Modeling and sizing of non-linear CMOS analog circuits used in mixed signal systems

In this paper, modeling of performance parameters and time efficient yet accurate sizing methodology of CMOS analog non-linear circuits have been proposed. The proposed modeling methodology generates empirical models of the non-linear circuit performance parameters in monomial or posynomial form, which is geometric programming (GP) compatible, as a function of the final design variables of the circuit (i.e. the width and length of the transistors). The proposed non-linear circuit sizing methodology, referred to as iterative geometric programming utilizes a correction factor for each of the GP compatible performance parameter models. These correction factors are updated using SPICE simulation after every iteration of the GP optimization. The proposed methodology takes advantage of GP optimization and at the same time it uses SPICE simulation to improve the design point by rectifying inaccuracies that may exists in the GP compatible performance models. Both the proposed methodologies have been validated in a 0.18 μm CMOS technology.

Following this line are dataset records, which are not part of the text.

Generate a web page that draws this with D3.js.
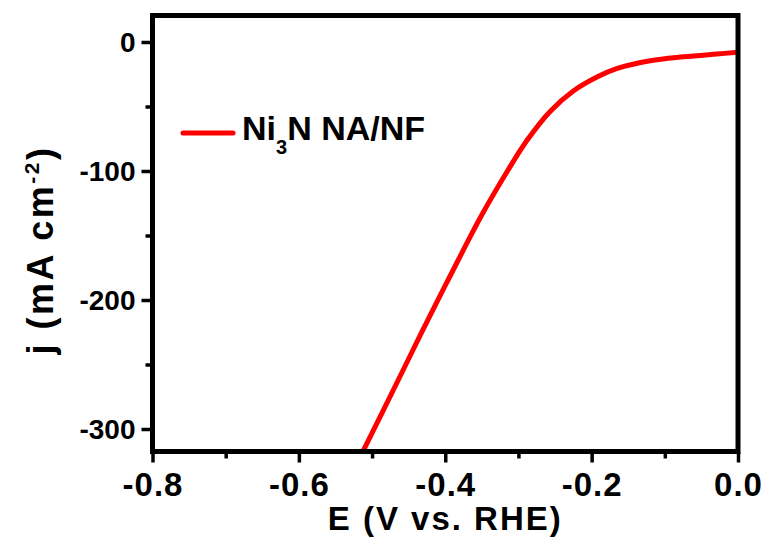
<!DOCTYPE html>
<html>
<head>
<meta charset="utf-8">
<script src="https://cdn.jsdelivr.net/npm/d3@7"></script>
<style>
  body { margin: 0; background: #fff; }
  text { font-family: "Liberation Sans", Arial, sans-serif; font-weight: bold; fill: #000; }
</style>
</head>
<body>
<div class="chart"></div>
<script>
// LSV curve
const potential = [-0.513, -0.485, -0.459, -0.434, -0.411, -0.393, -0.375, -0.352, -0.315,
                   -0.288, -0.257, -0.225, -0.192, -0.165, -0.12, -0.075, -0.029, 0.0];
const current = [-318, -286, -256, -227, -201, -181, -161, -136, -100,
                 -76, -54, -38, -27, -20.5, -14.5, -11.5, -9.3, -8];

const xMajor = [-0.8, -0.6, -0.4, -0.2, 0.0];
const xMinor = [-0.7, -0.5, -0.3, -0.1];
const yMajor = [0, -100, -200, -300];
const yMinor = [-50, -150, -250];

const width = 769;
const height = 540;
const pLeft = 152.5, pRight = 738, pTop = 15.5, pBottom = 451.5;

const svg = d3.select(".chart")
              .append("svg")
              .attr("width", width)
              .attr("height", height);

const x = d3.scaleLinear().domain([-0.8, 0]).range([pLeft, pRight]);
const y = d3.scaleLinear().domain([0, -300]).range([42, 429]);

// plain hyphen instead of the unicode minus d3 uses
const hy = (f) => (d) => f(d).replace("\u2212", "-");

// ticks
const xAxis = svg.append("g")
  .attr("transform", `translate(0,${pBottom})`)
  .call(d3.axisBottom(x).tickValues(xMajor).tickSize(11).tickSizeOuter(0)
          .tickFormat(hy(d3.format(".1f"))));
svg.append("g")
  .attr("transform", `translate(0,${pBottom})`)
  .call(d3.axisBottom(x).tickValues(xMinor).tickSize(7).tickSizeOuter(0).tickFormat(""));

const yAxis = svg.append("g")
  .attr("transform", `translate(${pLeft},0)`)
  .call(d3.axisLeft(y).tickValues(yMajor).tickSize(11).tickSizeOuter(0)
          .tickFormat(hy(d3.format("d"))));
svg.append("g")
  .attr("transform", `translate(${pLeft},0)`)
  .call(d3.axisLeft(y).tickValues(yMinor).tickSize(7).tickSizeOuter(0).tickFormat(""));

svg.selectAll(".domain").remove();
svg.selectAll(".tick line").attr("stroke", "#000").attr("stroke-width", 3.5);

xAxis.selectAll(".tick text")
  .attr("y", 44)
  .attr("dy", 0)
  .style("font-size", "33px")
  .style("letter-spacing", "1px")
  .style("font-family", '"Liberation Sans", Arial, sans-serif')
  .style("font-weight", "bold")
  .attr("fill", "#000");

yAxis.selectAll(".tick text")
  .attr("x", -17)
  .attr("dy", "0.34em")
  .style("font-size", "28px")
  .style("font-family", '"Liberation Sans", Arial, sans-serif')
  .style("font-weight", "bold")
  .attr("fill", "#000");

// curve
const line = d3.line()
  .x((d, i) => x(potential[i]))
  .y((d) => y(d))
  .curve(d3.curveCatmullRom.alpha(0.5));

svg.append("clipPath").attr("id", "clip")
  .append("rect")
  .attr("x", pLeft).attr("y", pTop)
  .attr("width", pRight - pLeft).attr("height", pBottom - pTop);

svg.append("path")
  .datum(current)
  .attr("d", line)
  .attr("fill", "none")
  .attr("stroke", "#ff0000")
  .attr("stroke-width", 5)
  .attr("clip-path", "url(#clip)");

// frame
svg.append("rect")
  .attr("x", pLeft).attr("y", pTop)
  .attr("width", pRight - pLeft).attr("height", pBottom - pTop)
  .attr("fill", "none")
  .attr("stroke", "#000")
  .attr("stroke-width", 5);

// legend
svg.append("line")
  .attr("x1", 183).attr("x2", 233)
  .attr("y1", 133).attr("y2", 133)
  .attr("stroke", "#ff0000")
  .attr("stroke-width", 5)
  .attr("stroke-linecap", "round");

const leg = svg.append("text")
  .attr("x", 242).attr("y", 140)
  .style("font-size", "34px");
leg.append("tspan").text("Ni");
leg.append("tspan").text("3").attr("dy", 14).style("font-size", "20px");
leg.append("tspan").text("N NA/NF").attr("dy", -14);

// axis titles
svg.append("text")
  .attr("x", (pLeft + pRight) / 2)
  .attr("y", 530)
  .attr("text-anchor", "middle")
  .style("font-size", "33px")
  .style("letter-spacing", "2px")
  .text("E (V vs. RHE)");

const yt = svg.append("text")
  .attr("transform", "translate(53,250) rotate(-90)")
  .attr("text-anchor", "middle")
  .style("font-size", "36px")
  .style("letter-spacing", "2.5px");
yt.append("tspan").text("j (mA cm");
yt.append("tspan").text("-2").attr("dy", -14).style("font-size", "21px");
yt.append("tspan").text(")").attr("dy", 14);
</script>
</body>
</html>
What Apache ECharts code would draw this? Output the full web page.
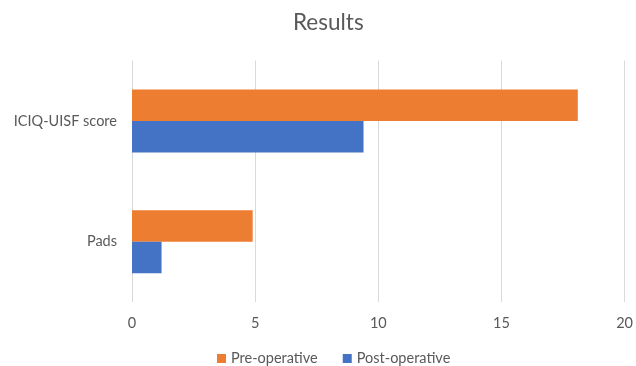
<!DOCTYPE html>
<html>
<head>
<meta charset="utf-8">
<script src="https://cdn.jsdelivr.net/npm/echarts@6/dist/echarts.min.js"></script>
<style>html,body{margin:0;padding:0;background:#fff}#c{width:636px;height:366px}</style>
</head>
<body>
<div id="c"></div>
<script>
const categories = ["Pads", "ICIQ-UISF score"];
const preOperative = [4.9, 18.1];
const postOperative = [1.2, 9.4];
const xTicks = [0, 5, 10, 15, 20];

const chart = echarts.init(document.getElementById('c'), null, {renderer: 'canvas'});
const font = 'Lato, "Open Sans", sans-serif';
chart.setOption({
  animation: false,
  title: {
    text: 'Results', left: 293, top: 11, padding: 0,
    textStyle: {fontFamily: font, fontSize: 22.5, fontWeight: 'normal', color: '#595959'}
  },
  legend: {
    top: 351, left: 217, padding: 0, itemWidth: 9, itemHeight: 9, itemGap: 25,
    icon: 'rect',
    data: ['Pre-operative', 'Post-operative'],
    textStyle: {fontFamily: font, fontSize: 14.5, color: '#595959'}
  },
  grid: {left: 132, right: 9, top: 60.6, bottom: 64},
  xAxis: {
    type: 'value', min: xTicks[0], max: xTicks[xTicks.length - 1], interval: 5,
    axisLine: {show: false}, axisTick: {show: false},
    splitLine: {lineStyle: {color: '#d9d9d9', width: 1}},
    axisLabel: {fontFamily: font, fontSize: 14.5, color: '#595959', margin: 14}
  },
  yAxis: {
    type: 'category', data: categories,
    axisLine: {show: false}, axisTick: {show: false},
    axisLabel: {fontFamily: font, fontSize: 14.5, color: '#595959', margin: 15}
  },
  series: [
    {name: 'Pre-operative', type: 'bar', data: preOperative, barWidth: 31.5, barGap: '0%',
     itemStyle: {color: '#ED7D31'}},
    {name: 'Post-operative', type: 'bar', data: postOperative, barWidth: 31.5, barGap: '0%',
     itemStyle: {color: '#4472C4'}}
  ]
});
</script>
</body>
</html>
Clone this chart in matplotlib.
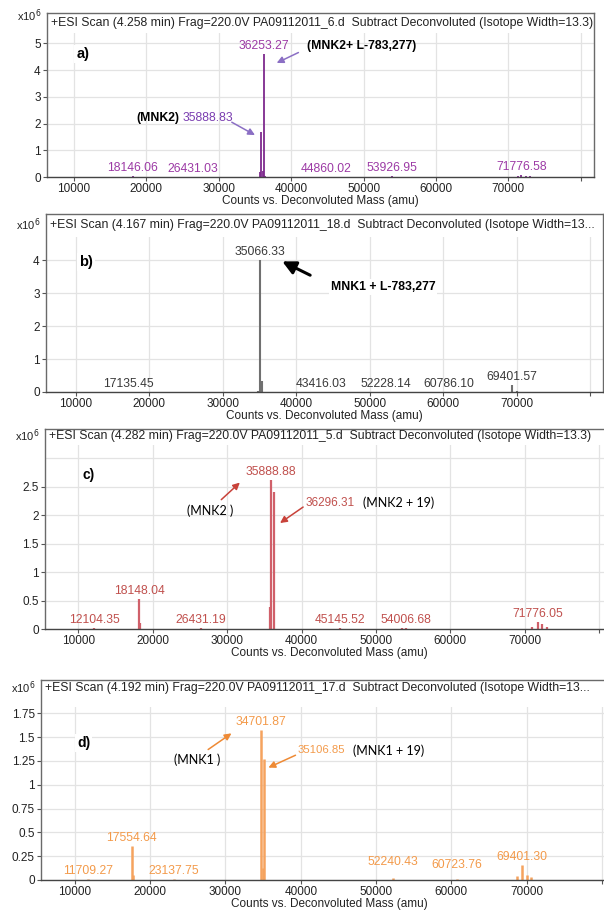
import matplotlib
matplotlib.use("Agg")
import matplotlib.pyplot as plt
from matplotlib.patches import Rectangle
from matplotlib.ticker import FuncFormatter

plt.rcParams['font.family'] = ['Liberation Sans', 'DejaVu Sans']

# ---------------- data ----------------
x_ticks = [10000, 20000, 30000, 40000, 50000, 60000, 70000, 80000]
x_tick_labels = ["10000", "20000", "30000", "40000", "50000", "60000", "70000", ""]
x_label = "Counts vs. Deconvoluted Mass (amu)"

a_header = "+ESI Scan (4.258 min) Frag=220.0V PA09112011_6.d  Subtract Deconvoluted (Isotope Width=13.3)"
a_mass = [18146.06, 26431.03, 35700.0, 35888.83, 36080.0, 36253.27, 36450.0,
          44860.02, 53926.95, 71400.0, 71776.58, 72400.0, 73000.0]
a_counts = [0.02, 0.01, 0.2, 1.68, 0.22, 4.62, 0.05,
            0.01, 0.02, 0.03, 0.08, 0.05, 0.03]
a_label_mass = [18146.06, 26431.03, 36253.27, 44860.02, 53926.95, 71776.58]
a_yticks = [0, 1, 2, 3, 4, 5]

b_header = "+ESI Scan (4.167 min) Frag=220.0V PA09112011_18.d  Subtract Deconvoluted (Isotope Width=13..."
b_mass = [17135.45, 34800.0, 35066.33, 35400.0, 43416.03, 52228.14, 60786.10, 69401.57, 70000.0]
b_counts = [0.01, 0.03, 4.02, 0.33, 0.01, 0.01, 0.01, 0.2, 0.03]
b_label_mass = [17135.45, 35066.33, 43416.03, 52228.14, 60786.10, 69401.57]
b_yticks = [0, 1, 2, 3, 4]

c_header = "+ESI Scan (4.282 min) Frag=220.0V PA09112011_5.d  Subtract Deconvoluted (Isotope Width=13.3)"
c_mass = [12104.35, 18148.04, 18300.0, 26431.19, 35750.0, 35888.88, 36296.31,
          45145.52, 53500.0, 54006.68, 71000.0, 71776.05, 72300.0, 73000.0]
c_counts = [0.01, 0.53, 0.1, 0.01, 0.38, 2.61, 2.41,
            0.01, 0.02, 0.02, 0.04, 0.12, 0.08, 0.03]
c_label_mass = [12104.35, 18148.04, 26431.19, 45145.52, 54006.68, 71776.05]
c_yticks = [0, 0.5, 1, 1.5, 2, 2.5]

d_header = "+ESI Scan (4.192 min) Frag=220.0V PA09112011_17.d  Subtract Deconvoluted (Isotope Width=13..."
d_mass = [11709.27, 17554.64, 17700.0, 23137.75, 34701.87, 34950.0, 35106.85,
          52240.43, 60723.76, 68700.0, 69401.30, 70100.0, 70600.0]
d_counts = [0.01, 0.355, 0.05, 0.01, 1.575, 0.13, 1.27,
            0.02, 0.01, 0.04, 0.16, 0.05, 0.03]
d_label_mass = [11709.27, 17554.64, 23137.75, 52240.43, 60723.76, 69401.30]
d_yticks = [0, 0.25, 0.5, 0.75, 1, 1.25, 1.5, 1.75]

# ---------------- figure ----------------
W, H = 604, 911
fig = plt.figure(figsize=(W / 100, H / 100), dpi=100)


def make_axes(l, t, r, b):
    return fig.add_axes([l / W, 1 - b / H, (r - l) / W, (b - t) / H])


def style_axes(ax, xlim, ylim, yticks, header, header_dy, band_px, top_px, left_px, x10_dy):
    ax.set_xlim(*xlim)
    ax.set_ylim(*ylim)
    ax.set_axisbelow(True)
    ax.set_xticks(x_ticks)
    ax.set_xticklabels(x_tick_labels)
    ax.set_yticks(yticks)
    ax.yaxis.set_major_formatter(FuncFormatter(lambda v, p: "%g" % v))
    ax.grid(True, color="#e3e3e3", lw=0.9)
    ax.tick_params(axis="both", direction="out", length=3, width=0.8,
                   colors="#555555", labelcolor="#222222", labelsize=8.5, pad=1.5)
    for s in ax.spines.values():
        s.set_color("#6a6a6a")
        s.set_linewidth(1.0)
    ax.spines["bottom"].set_color("#444444")
    ax.set_xlabel(x_label, fontsize=8.5, color="#222222", labelpad=0)
    # white band behind header (hides grid)
    hb = ax.get_position().height * H
    ax.add_patch(Rectangle((0, 1 - band_px / hb), 1, band_px / hb, transform=ax.transAxes,
                           facecolor="white", edgecolor="none", zorder=0.7))
    fig.text((left_px + 4) / W, 1 - (top_px + header_dy) / H, header, fontsize=8.8,
             color="#222222", ha="left", va="center")
    fig.text((left_px - 6) / W, 1 - (top_px + x10_dy) / H, r"x10$^{6}$", fontsize=8,
             color="#222222", ha="right", va="center")


def draw_peaks(ax, mass, counts, color, lw, label_mass, label_color, skip=(), extra=None):
    ax.vlines(mass, 0, counts, colors=color, lw=lw, zorder=2)
    extra = extra or {}
    for m in label_mass:
        if m in skip:
            continue
        h = counts[mass.index(m)]
        ax.annotate("%.2f" % m, xy=(m, h), xytext=(0, 1.5 + extra.get(m, 0)),
                    textcoords="offset points", ha="center", va="bottom",
                    fontsize=8.7, color=label_color, zorder=3)


def arrow(ax, tail, head, color, lw=1.1, ms=10):
    ax.annotate("", xy=head, xytext=tail,
                arrowprops=dict(arrowstyle="-|>", color=color, lw=lw,
                                mutation_scale=ms, shrinkA=0, shrinkB=0), zorder=4)


white = dict(facecolor="white", edgecolor="none", pad=1.5)

# ---- panel a ----
axa = make_axes(47, 13, 594, 177)
style_axes(axa, (6270, 81830), (0, 6.14), a_yticks, a_header, 10, 20, 13, 47, 3)
draw_peaks(axa, a_mass, a_counts, "#7E2A8E", 1.3, a_label_mass, "#9C3AA5")
axa.text(10300, 4.6, "a)", fontsize=10.5, fontweight="bold", ha="left", va="center",
         color="black", bbox=white, zorder=3)
axa.text(42200, 4.92, "(MNK2+ L-783,277)", fontsize=8.8, fontweight="bold",
         ha="left", va="center", color="black", zorder=3)
arrow(axa, (41000, 4.66), (38000, 4.27), "#8B6FC4")
axa.text(24500, 2.2, "(MNK2)", fontsize=8.8, fontweight="bold", ha="right",
         va="center", color="black", zorder=3)
axa.text(25000, 2.2, "35888.83", fontsize=8.7, ha="left", va="center",
         color="#7A3DB0", zorder=3)
arrow(axa, (31800, 2.05), (35000, 1.57), "#8B6FC4")

# ---- panel b ----
axb = make_axes(46, 214, 603, 392)
style_axes(axb, (5960, 81740), (0, 5.41), b_yticks, b_header, 11, 23, 214, 46, 11)
draw_peaks(axb, b_mass, b_counts, "#707070", 1.5, b_label_mass, "#3a3a3a")
axb.text(10500, 3.95, "b)", fontsize=10.5, fontweight="bold", ha="left", va="center",
         color="black", bbox=white, zorder=3)
arrow(axb, (41900, 3.55), (38100, 3.97), "black", lw=2.2, ms=20)
axb.text(44700, 3.2, "MNK1 + L-783,277", fontsize=8.8, fontweight="bold",
         ha="left", va="center", color="black", bbox=white, zorder=3)

# ---- panel c ----
axc = make_axes(45, 429, 614, 629)
style_axes(axc, (5500, 82000), (0, 3.51), c_yticks, c_header, 7, 16, 429, 45, 7)
axc.axhline(3.0, color="#e3e3e3", lw=0.9, zorder=0.5)
draw_peaks(axc, c_mass, c_counts, "#D0606A", 1.6, c_label_mass, "#C0504D")
axc.annotate("35888.88", xy=(35888.88, 2.61), xytext=(0, 1.5), textcoords="offset points",
             ha="center", va="bottom", fontsize=8.7, color="#C0504D", zorder=3)
axc.text(10600, 2.71, "c)", fontsize=10, fontweight="bold", ha="left", va="center",
         color="black", bbox=white, zorder=3)
axc.text(27700, 2.08, "(MNK2 )", fontsize=9, family=["Lato", "DejaVu Sans"],
         ha="center", va="center", color="black", zorder=3)
arrow(axc, (29200, 2.27), (31700, 2.57), "#C8423A")
axc.text(40500, 2.22, "36296.31", fontsize=8.5, ha="left", va="center",
         color="#C0504D", zorder=3)
axc.text(48300, 2.22, "(MNK2 + 19)", fontsize=9, family=["Lato", "DejaVu Sans"],
         ha="left", va="center", color="black", zorder=3)
arrow(axc, (40200, 2.14), (37100, 1.86), "#C8423A")

# ---- panel d ----
axd = make_axes(41, 680, 617, 880)
style_axes(axd, (5500, 82000), (0, 2.10), d_yticks, d_header, 8, 27, 680, 41, 8)
draw_peaks(axd, d_mass, d_counts, "#F5A35E", 1.8, d_label_mass, "#F39A4A",
           extra={52240.43: 6.0, 60723.76: 4.5})
axd.annotate("34701.87", xy=(34701.87, 1.575), xytext=(0, 1.5), textcoords="offset points",
             ha="center", va="bottom", fontsize=8.7, color="#F39A4A", zorder=3)
axd.text(10300, 1.44, "d)", fontsize=10, fontweight="bold", ha="left", va="center",
         color="black", bbox=white, zorder=3)
axd.text(26200, 1.26, "(MNK1 )", fontsize=9, family=["Lato", "DejaVu Sans"],
         ha="center", va="center", color="black", zorder=3)
arrow(axd, (27700, 1.37), (30800, 1.54), "#EE8A35")
axd.text(39600, 1.36, "35106.85", fontsize=8.2, ha="left", va="center",
         color="#F39A4A", zorder=3)
axd.text(46900, 1.36, "(MNK1 + 19)", fontsize=9, family=["Lato", "DejaVu Sans"],
         ha="left", va="center", color="black", zorder=3)
arrow(axd, (39300, 1.31), (35700, 1.18), "#EE8A35")

fig.savefig("out.png", dpi=100)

The dynamic comparator and the bootstrap switch which are commonly used non-linear circuits in analog-mixed signal systems, have been used as the example circuits. It has been observed that the proposed sizing algorithm converges rapidly and give final design point with SPICE level accuracy higher than 99 %. The efficiency and the accuracy of the proposed algorithm has been numerically compared w.r.t. the sizing algorithm using evolutionary algorithm. It has been observed that the proposed algorithm gives much better results. Moreover, the proposed algorithm is hundreds times faster than that of the evolutionary algorithm.